Training technicians to operate CO2 systems continues to pose challenges but Zhu is confident that this can be overcome. “It’s something we’re working on. You only need a few retailers – like Lawson in Japan or METRO in China – to go out and start the market, and then others will follow because you have a base of trained technicians,” he said.
Worldwide, Danfoss has already installed over 10,000 transcritical CO2 racks. It recently fitted its first in Russia, in a Magnit supermarket in Moscow. “The project manager is expecting energy savings of 20% energy over the R404A systems he has been using until now,” said Matthiesen.
Last summer saw the ‘pre-series release’ of its electronically controlled multi-ejector design for CO2 systems in commercial refrigeration applications, providing energy savings in warm climate conditions.
“We’ve delivered nearly 60 multi-ejectors to the market,” said Matthiesen. “We tried to limit distribution to make sure we had a successful launch of the product, and to make sure that our customers have a good experience,” he explained.
Soon, the company will be ready to rollout the ejector on a much wider scale, once it has put in place the necessary support, documentation and a simple controller.
Bringing CO2 transcritical to China
Opinions vary as when the CO2 transcritical wave that is sweeping Europe – and making progress in the United States – will reach China.
“Personally, I think that at least in the short term, large and mainstream applications will be with cascade, because you need some time to master the technology compared to HFCs,” Zhu said.

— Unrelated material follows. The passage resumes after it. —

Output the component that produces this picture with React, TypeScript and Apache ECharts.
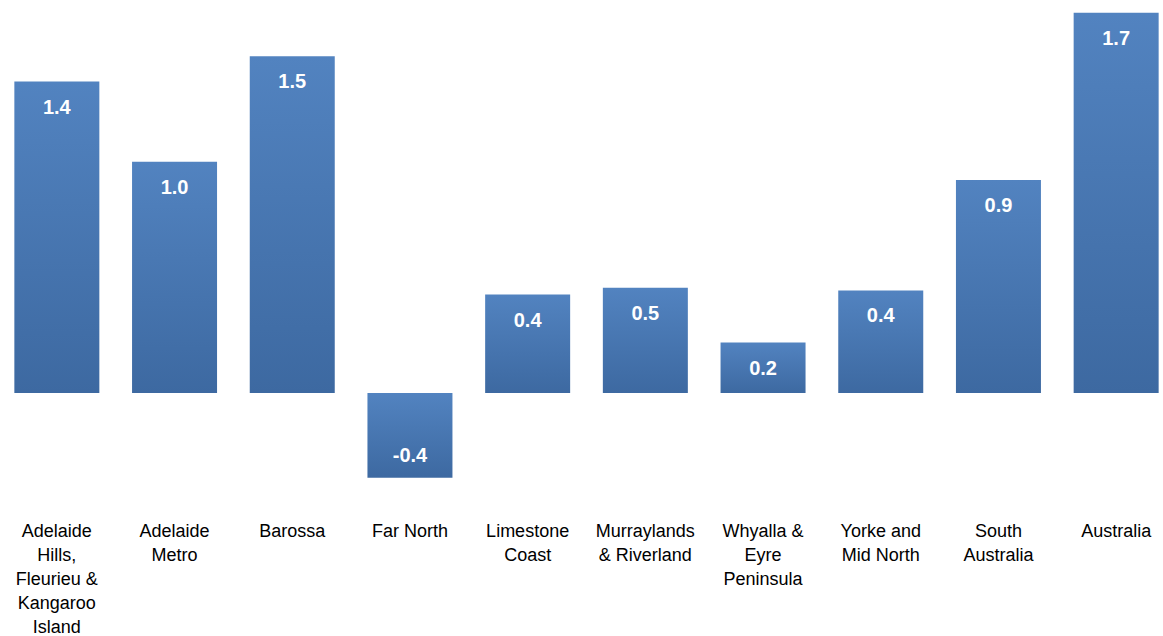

Nonetheless, he is confident that the energy savings delivered by CO2 transcritical systems will encourage retailers in China to adopt the technology.
“Of course, there will be some challenges regarding level of know-how. We still need to bring the infrastructure to the market,” said Zhu, citing availability and understanding of components as well as training levels among contractors and technicians among the issues to address.
“The biggest challenge is that we’re promoting something different from what people are used to working with. To train people, you need the right infrastructure, the right training materials, and the right equipment in place in China,” Zhu explained.
Describing the Chinese refrigeration market as having been “conservative for years”, the Danfoss representative warns that accelerating the CO2 transcritical rollout will be a steep learning curve – for industry associations, government agencies and refrigerant suppliers alike.
Zhu expects 100 CO2 cascade systems and perhaps one or two CO2 transcritical systems to be installed in China within the next five years. As a developing country in which the commercial refrigeration market is yet to mature, he believes China has an opportunity to transition from HFCs straight to natural refrigerants.
“We should work together to promote CO2 because this is the endgame for the whole industry. We need to make people step out of their comfort zones,” he said.
With this is mind, Danfoss is touring China to communicate the benefits of using innovations like electronic controls, case controls and expansion valves to deliver energy savings to the tune of 15-30%, helping retailers to reduce their operating costs.
“We need to change the mindset,” Zhu said.